— Begin —
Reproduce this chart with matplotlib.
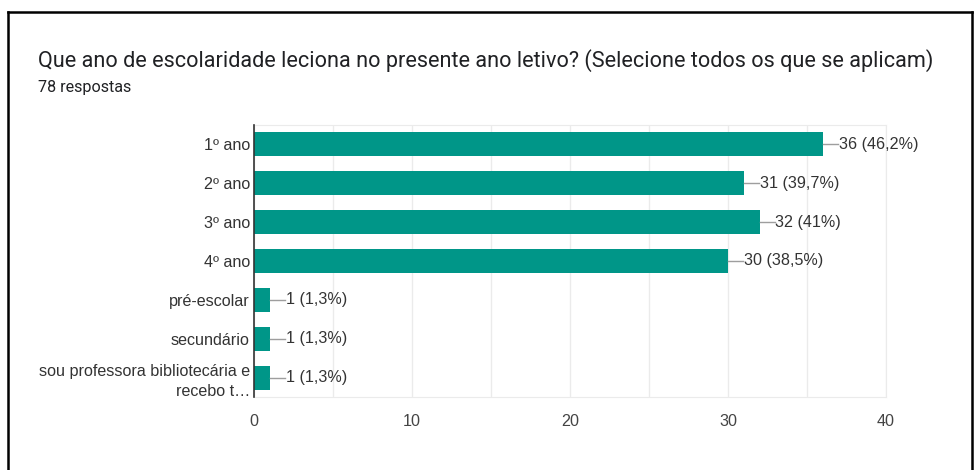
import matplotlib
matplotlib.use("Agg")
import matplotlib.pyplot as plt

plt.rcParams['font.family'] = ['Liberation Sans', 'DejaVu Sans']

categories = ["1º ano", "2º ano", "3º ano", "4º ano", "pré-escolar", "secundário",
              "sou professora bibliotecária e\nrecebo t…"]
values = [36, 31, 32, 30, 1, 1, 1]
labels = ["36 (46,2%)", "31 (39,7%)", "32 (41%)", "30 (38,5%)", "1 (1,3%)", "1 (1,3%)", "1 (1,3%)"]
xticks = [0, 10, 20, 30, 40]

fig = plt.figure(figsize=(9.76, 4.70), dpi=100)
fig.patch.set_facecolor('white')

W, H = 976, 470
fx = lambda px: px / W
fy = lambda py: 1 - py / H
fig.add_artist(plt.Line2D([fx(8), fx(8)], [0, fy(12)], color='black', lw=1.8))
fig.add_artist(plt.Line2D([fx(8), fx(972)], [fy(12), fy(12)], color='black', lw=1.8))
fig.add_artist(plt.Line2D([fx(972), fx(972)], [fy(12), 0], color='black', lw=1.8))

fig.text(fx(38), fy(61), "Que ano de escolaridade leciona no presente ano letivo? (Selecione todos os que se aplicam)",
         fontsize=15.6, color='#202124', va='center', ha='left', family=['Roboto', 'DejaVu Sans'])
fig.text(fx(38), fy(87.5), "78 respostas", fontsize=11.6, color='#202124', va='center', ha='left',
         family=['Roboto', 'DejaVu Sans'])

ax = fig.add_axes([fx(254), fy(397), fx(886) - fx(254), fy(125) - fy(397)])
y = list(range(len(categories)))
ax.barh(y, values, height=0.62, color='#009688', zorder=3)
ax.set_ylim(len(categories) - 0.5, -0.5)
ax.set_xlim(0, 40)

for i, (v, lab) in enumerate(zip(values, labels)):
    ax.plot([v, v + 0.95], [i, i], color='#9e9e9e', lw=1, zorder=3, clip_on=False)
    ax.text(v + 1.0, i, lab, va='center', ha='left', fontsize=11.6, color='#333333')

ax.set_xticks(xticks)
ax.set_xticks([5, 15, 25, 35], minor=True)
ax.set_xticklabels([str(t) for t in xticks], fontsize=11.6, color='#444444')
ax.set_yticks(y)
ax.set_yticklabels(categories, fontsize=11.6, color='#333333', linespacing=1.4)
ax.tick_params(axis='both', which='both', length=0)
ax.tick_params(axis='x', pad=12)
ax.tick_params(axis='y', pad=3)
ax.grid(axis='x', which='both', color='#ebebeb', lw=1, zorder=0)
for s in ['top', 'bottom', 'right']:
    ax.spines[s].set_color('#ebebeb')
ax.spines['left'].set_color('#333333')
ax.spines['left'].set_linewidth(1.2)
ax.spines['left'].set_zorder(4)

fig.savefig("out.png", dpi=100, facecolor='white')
— End —
Reproduce every line of the material precisely, omitting its pictures.

Expected answer –
Reproduce this chart with matplotlib.
import matplotlib
matplotlib.use("Agg")
import matplotlib.pyplot as plt

plt.rcParams['font.family'] = ['Liberation Sans', 'DejaVu Sans']

categories = ["1º ano", "2º ano", "3º ano", "4º ano", "pré-escolar", "secundário",
              "sou professora bibliotecária e\nrecebo t…"]
values = [36, 31, 32, 30, 1, 1, 1]
labels = ["36 (46,2%)", "31 (39,7%)", "32 (41%)", "30 (38,5%)", "1 (1,3%)", "1 (1,3%)", "1 (1,3%)"]
xticks = [0, 10, 20, 30, 40]

fig = plt.figure(figsize=(9.76, 4.70), dpi=100)
fig.patch.set_facecolor('white')

W, H = 976, 470
fx = lambda px: px / W
fy = lambda py: 1 - py / H
fig.add_artist(plt.Line2D([fx(8), fx(8)], [0, fy(12)], color='black', lw=1.8))
fig.add_artist(plt.Line2D([fx(8), fx(972)], [fy(12), fy(12)], color='black', lw=1.8))
fig.add_artist(plt.Line2D([fx(972), fx(972)], [fy(12), 0], color='black', lw=1.8))

fig.text(fx(38), fy(61), "Que ano de escolaridade leciona no presente ano letivo? (Selecione todos os que se aplicam)",
         fontsize=15.6, color='#202124', va='center', ha='left', family=['Roboto', 'DejaVu Sans'])
fig.text(fx(38), fy(87.5), "78 respostas", fontsize=11.6, color='#202124', va='center', ha='left',
         family=['Roboto', 'DejaVu Sans'])

ax = fig.add_axes([fx(254), fy(397), fx(886) - fx(254), fy(125) - fy(397)])
y = list(range(len(categories)))
ax.barh(y, values, height=0.62, color='#009688', zorder=3)
ax.set_ylim(len(categories) - 0.5, -0.5)
ax.set_xlim(0, 40)

for i, (v, lab) in enumerate(zip(values, labels)):
    ax.plot([v, v + 0.95], [i, i], color='#9e9e9e', lw=1, zorder=3, clip_on=False)
    ax.text(v + 1.0, i, lab, va='center', ha='left', fontsize=11.6, color='#333333')

ax.set_xticks(xticks)
ax.set_xticks([5, 15, 25, 35], minor=True)
ax.set_xticklabels([str(t) for t in xticks], fontsize=11.6, color='#444444')
ax.set_yticks(y)
ax.set_yticklabels(categories, fontsize=11.6, color='#333333', linespacing=1.4)
ax.tick_params(axis='both', which='both', length=0)
ax.tick_params(axis='x', pad=12)
ax.tick_params(axis='y', pad=3)
ax.grid(axis='x', which='both', color='#ebebeb', lw=1, zorder=0)
for s in ['top', 'bottom', 'right']:
    ax.spines[s].set_color('#ebebeb')
ax.spines['left'].set_color('#333333')
ax.spines['left'].set_linewidth(1.2)
ax.spines['left'].set_zorder(4)

fig.savefig("out.png", dpi=100, facecolor='white')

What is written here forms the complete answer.